Wheels

Pusat Bandar Utara Selayang , 160619 (6 Painters : 4 Wheels), 2016

4K Ultra HD video, duration 61 minutes; acrylic on jute, 110 x 210 cm; C-type photography paper, 24 x 42.4cm

Three Bicycle Wheels, 2016

Acrylic paint, bicycle wheel, stainless steel, 155 x 64 x 64 cm.

Two Bicycle Wheels, 2016

Acrylic paint, bicycle wheel, stainless steel, 155 x 64 x 64 cm.

Bicycle Wheels I-IV, 2016

Acrylic paint, bicycle wheel, stainless steel.

Hings installation02
Installation view. Reciprocity, 16 – 31 August 2016, Richard Koh Fine Art, Kuala Lumpur

It seems that the experience of first encountering art is an “alien encounter” to those which art and life might not seem parallel and relevant. I equate encountering art as a moment as mind-altering as when a newborn first encounters color or an infant exploring color to paint for the very first time.
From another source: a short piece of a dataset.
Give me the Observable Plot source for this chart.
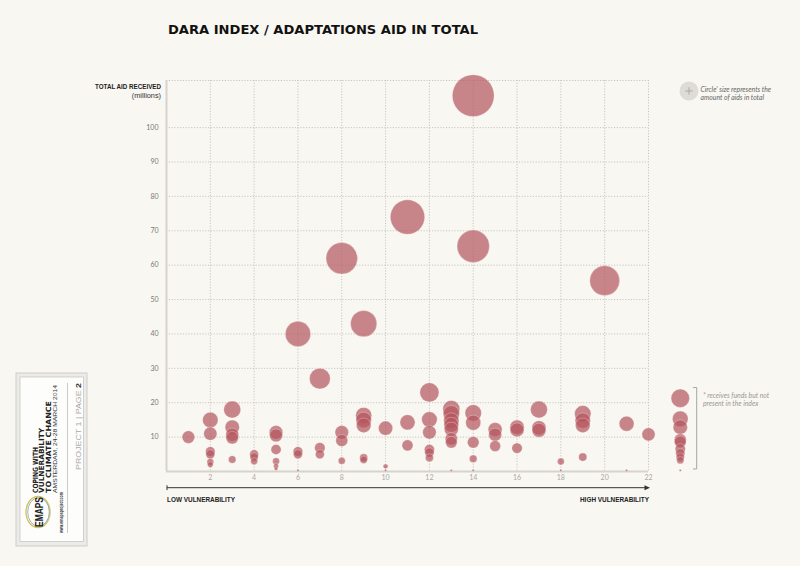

Revisiting a collective art project in which I was a member of whilst in Sarawak, we aimed to bring art-making to children living in the rural areas. My current works are a reinforced idea of such, one which results in an orchestration of “occupying” the streets in Kuala Lumpur. I constructed my own “alien situation”, armed by canvas and wheels for painting, the encounter of art and the experiences of everyday life are invoked through my invitation of by-passers to apply paint on the surface. Replacing the brush, I built a bicycle-trolley-bloomlike tool to be used as a brush, invoking a familiarity of daily labour-acts like sweeping, cycling, pushing and pulling, deeming the act of daily labour as an artmaking process. I sought to breakdown their idea of supremacy in “art” through an experience free of the institutive burden.

Set against the busy streets of Kuala Lumpur, I chose locations where immigrant communities emerged. Being an “alien” to immigrant communities, I occupied “their territory” with a canvas, juxtaposing my identity as a local to the nation and a foreigner to a foreign community, I introduced art as a mediator of the situation. These by-passers, who were initially engaged as observers, were later invited to collaborate as painters. In exchange of their “labour”, they are prompted with a new social interaction through this role-play. The role of chance in this situation, reshuffles and recontextualizes the identity of the “foreigner”, the “labour” and the “painter”. With the regimentation of the wheel as brush, the tracks of colors on the canvas weave a chaotic abstraction like a city map, animating the trace of life while mapping a crowdsourced expression and its interconnection.